Алехандро Гонсалес: «Я изучал русский язык для себя». Фото автора
В литературной среде часто играет роль династическая преемственность, определяющая интеллектуальный уровень новых поколений. Но встречаются и самородки. С переводчиком Алехандро ГОНСАЛЕСОМ побеседовала Елена КАЛАШНИКОВА.
– Алехандро, расскажите про свою семью, предков, чем они занимались?

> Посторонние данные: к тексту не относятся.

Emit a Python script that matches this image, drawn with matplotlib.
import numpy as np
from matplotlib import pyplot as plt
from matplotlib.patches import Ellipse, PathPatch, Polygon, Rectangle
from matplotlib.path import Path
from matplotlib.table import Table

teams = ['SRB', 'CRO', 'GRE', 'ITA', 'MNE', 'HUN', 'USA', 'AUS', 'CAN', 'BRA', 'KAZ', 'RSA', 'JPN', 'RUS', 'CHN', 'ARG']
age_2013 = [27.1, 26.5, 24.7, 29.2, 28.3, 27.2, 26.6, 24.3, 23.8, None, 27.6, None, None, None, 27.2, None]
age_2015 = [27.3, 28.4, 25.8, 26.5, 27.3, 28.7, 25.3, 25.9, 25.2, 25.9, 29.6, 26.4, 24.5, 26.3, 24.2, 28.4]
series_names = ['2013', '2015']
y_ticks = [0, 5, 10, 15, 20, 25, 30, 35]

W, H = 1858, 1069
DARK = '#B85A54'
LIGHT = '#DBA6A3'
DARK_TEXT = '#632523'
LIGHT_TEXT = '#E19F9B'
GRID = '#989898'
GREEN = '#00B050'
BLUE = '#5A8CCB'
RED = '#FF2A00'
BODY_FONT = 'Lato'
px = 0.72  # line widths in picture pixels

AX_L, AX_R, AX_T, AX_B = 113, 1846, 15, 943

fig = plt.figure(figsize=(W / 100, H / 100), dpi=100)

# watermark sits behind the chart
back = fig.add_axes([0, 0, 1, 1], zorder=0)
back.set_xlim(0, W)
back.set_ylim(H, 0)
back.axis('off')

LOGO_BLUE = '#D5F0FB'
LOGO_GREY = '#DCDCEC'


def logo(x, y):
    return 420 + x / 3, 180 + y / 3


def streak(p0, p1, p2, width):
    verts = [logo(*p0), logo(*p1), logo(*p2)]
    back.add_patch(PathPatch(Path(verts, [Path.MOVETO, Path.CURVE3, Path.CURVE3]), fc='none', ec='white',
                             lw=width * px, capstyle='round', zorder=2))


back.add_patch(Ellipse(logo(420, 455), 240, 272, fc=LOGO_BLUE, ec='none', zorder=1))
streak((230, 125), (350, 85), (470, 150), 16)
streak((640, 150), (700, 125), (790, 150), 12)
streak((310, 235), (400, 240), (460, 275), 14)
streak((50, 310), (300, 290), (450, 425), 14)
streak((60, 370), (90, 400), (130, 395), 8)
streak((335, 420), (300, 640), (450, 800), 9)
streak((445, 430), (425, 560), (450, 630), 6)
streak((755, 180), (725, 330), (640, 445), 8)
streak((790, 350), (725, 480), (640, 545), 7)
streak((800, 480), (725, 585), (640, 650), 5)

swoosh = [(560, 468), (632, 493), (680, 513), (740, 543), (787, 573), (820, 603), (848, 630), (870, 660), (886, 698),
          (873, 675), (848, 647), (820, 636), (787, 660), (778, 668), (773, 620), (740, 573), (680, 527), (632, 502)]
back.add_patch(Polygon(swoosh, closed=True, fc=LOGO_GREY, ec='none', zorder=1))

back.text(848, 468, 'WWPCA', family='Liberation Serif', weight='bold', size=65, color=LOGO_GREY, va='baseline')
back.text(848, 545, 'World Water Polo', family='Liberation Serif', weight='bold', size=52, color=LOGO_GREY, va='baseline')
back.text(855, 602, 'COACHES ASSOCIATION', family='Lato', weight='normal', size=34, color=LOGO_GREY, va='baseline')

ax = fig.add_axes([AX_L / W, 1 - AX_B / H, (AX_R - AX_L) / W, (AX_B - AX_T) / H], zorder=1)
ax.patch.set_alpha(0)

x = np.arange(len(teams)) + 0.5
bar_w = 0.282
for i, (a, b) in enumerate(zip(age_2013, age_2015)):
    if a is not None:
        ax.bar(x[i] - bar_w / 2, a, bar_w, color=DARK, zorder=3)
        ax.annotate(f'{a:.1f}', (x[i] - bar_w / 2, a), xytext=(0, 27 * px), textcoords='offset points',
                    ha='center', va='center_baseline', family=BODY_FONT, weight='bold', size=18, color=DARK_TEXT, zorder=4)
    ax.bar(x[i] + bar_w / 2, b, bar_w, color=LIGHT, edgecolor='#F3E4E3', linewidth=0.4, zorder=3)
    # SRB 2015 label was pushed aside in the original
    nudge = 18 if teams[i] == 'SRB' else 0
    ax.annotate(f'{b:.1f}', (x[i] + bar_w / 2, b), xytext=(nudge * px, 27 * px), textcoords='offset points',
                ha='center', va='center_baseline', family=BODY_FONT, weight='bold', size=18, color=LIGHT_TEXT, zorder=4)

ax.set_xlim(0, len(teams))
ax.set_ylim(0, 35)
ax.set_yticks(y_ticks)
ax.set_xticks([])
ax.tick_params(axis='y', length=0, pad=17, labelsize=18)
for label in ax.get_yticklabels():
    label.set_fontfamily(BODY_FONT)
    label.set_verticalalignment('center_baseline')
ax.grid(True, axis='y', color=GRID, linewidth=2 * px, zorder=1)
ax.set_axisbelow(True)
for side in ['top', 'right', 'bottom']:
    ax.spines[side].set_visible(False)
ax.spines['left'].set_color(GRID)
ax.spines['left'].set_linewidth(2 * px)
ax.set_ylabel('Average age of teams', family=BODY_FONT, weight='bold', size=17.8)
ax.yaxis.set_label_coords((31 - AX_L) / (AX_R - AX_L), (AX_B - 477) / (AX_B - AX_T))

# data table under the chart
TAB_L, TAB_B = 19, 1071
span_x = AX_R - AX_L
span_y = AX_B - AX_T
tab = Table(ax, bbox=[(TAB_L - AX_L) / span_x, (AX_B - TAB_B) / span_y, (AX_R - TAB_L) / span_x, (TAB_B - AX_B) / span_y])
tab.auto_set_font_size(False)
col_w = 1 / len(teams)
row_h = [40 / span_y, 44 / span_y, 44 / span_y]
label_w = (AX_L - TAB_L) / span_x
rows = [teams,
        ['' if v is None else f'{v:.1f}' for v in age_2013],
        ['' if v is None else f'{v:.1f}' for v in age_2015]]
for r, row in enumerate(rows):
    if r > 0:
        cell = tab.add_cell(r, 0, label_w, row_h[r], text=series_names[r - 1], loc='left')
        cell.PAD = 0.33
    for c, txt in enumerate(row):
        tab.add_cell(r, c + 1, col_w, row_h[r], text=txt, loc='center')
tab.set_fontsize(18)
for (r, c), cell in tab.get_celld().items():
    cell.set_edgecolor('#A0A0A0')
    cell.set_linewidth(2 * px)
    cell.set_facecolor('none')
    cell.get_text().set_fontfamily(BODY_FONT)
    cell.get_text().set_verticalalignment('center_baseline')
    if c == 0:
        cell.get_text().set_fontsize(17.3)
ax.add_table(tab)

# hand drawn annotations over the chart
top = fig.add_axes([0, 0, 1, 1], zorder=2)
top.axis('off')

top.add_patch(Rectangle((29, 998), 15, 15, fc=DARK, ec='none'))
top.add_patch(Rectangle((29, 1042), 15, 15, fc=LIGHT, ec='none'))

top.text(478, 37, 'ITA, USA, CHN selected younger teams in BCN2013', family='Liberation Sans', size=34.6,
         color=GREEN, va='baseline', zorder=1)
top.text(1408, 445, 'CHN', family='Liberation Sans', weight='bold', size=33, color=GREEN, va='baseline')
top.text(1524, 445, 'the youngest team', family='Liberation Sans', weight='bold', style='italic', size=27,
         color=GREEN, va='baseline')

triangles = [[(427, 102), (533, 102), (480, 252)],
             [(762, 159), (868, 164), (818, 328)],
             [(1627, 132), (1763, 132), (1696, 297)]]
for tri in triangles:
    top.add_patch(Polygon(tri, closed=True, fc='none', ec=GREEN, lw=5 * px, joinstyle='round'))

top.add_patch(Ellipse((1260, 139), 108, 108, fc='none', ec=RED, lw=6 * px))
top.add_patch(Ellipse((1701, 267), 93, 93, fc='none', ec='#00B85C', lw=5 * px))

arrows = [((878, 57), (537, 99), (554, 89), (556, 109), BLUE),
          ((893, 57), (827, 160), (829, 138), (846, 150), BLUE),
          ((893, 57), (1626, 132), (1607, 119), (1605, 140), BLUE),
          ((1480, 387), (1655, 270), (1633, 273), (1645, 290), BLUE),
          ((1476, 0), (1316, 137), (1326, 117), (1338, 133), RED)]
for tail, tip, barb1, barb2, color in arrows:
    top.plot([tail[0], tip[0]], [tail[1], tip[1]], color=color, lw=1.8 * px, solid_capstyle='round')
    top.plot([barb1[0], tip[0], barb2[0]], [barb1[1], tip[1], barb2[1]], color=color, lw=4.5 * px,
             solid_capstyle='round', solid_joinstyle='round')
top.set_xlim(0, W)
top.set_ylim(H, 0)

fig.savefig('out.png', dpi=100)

– В этом плане я типичный аргентинец: отец – аргентинец, мама – аргентинка, а бабушки и дедушки – европейцы. Бабушка по линии матери – гречанка, дедушка – уругваец, его мама, моя прабабушка, – итальянка, прадедушка – португалец, отец бабушки – ирландец, а по линии отца – все из Испании: бабушка – из Андалусии, дедушка – с севера, из Галисии, поэтому у меня испанская фамилия – Гонсалес. Мои предки приехали в Аргентину в 1920-х – это были бедные, необразованные люди, особенно по линии отца. Папа не окончил среднюю школу, в 13 лет начал работать и всю жизнь проработал в банке, мама окончила среднюю школу, кажется, два года проработала учительницей и стала домохозяйкой. Я – первый в семье, кто окончил университет. Меня часто спрашивают: «Почему ты русским языком занялся?» У меня ни капли русской крови, просто было желание, даже одержимость изучать русскую литературу.
– А в детстве вы себя кем видели? Наверняка ведь не переводчиком художественной литературы.
– Как все дети: пожарным, водителем автобуса, пилотом «Формулы-1»… Ну, конечно, я много читал. Читать я начал уже в школе. Некоторые дети до школы начинают читать, в России такое распространено, а в Аргентине родители не торопят детей, и те учатся читать в школе. Когда мне было 8–9 лет, я уже самостоятельно читал – это был Жюль Верн, ну понятно, детские книги. Много времени я проводил и на улице – играл в футбол, бросал камни... То есть у меня было обычное детство, ничего не говорило о том, что я займусь литературой, правда, я читал много. Все были удивлены, когда в 14 лет я прочитал «Преступление и наказание».
– Это была первая ваша русская книжка?
– Трудно сказать, точно первый русский роман. До этого я читал рассказы Чехова, Достоевского, но не целиком романы, а то, что было в библиотеке, потом Толстого, Тургенева «Отцы и дети»…
– Как в вашей жизни возник перевод?
– Нет, я не думал о переводе. Я изучал русский язык для себя. В 2003-м я работал социологом в муниципалитете в пригороде Буэнос-Айреса, и, когда правительство в пригороде проиграло выборы, я понял, что этой работы скоро не будет. А в декабре 2003-го мой друг, который в это время переводил для одного издательства «Преступление и наказание», спросил: «Хочешь переводить?» На что я ответил: «Ты не думай, что я могу». Мы разговорились. «Вижу, структуру языка ты хорошо знаешь», – сказал он. «А что переводить?» – «Выготского». Он знал, что «Мышление и речь» я читал по социологии.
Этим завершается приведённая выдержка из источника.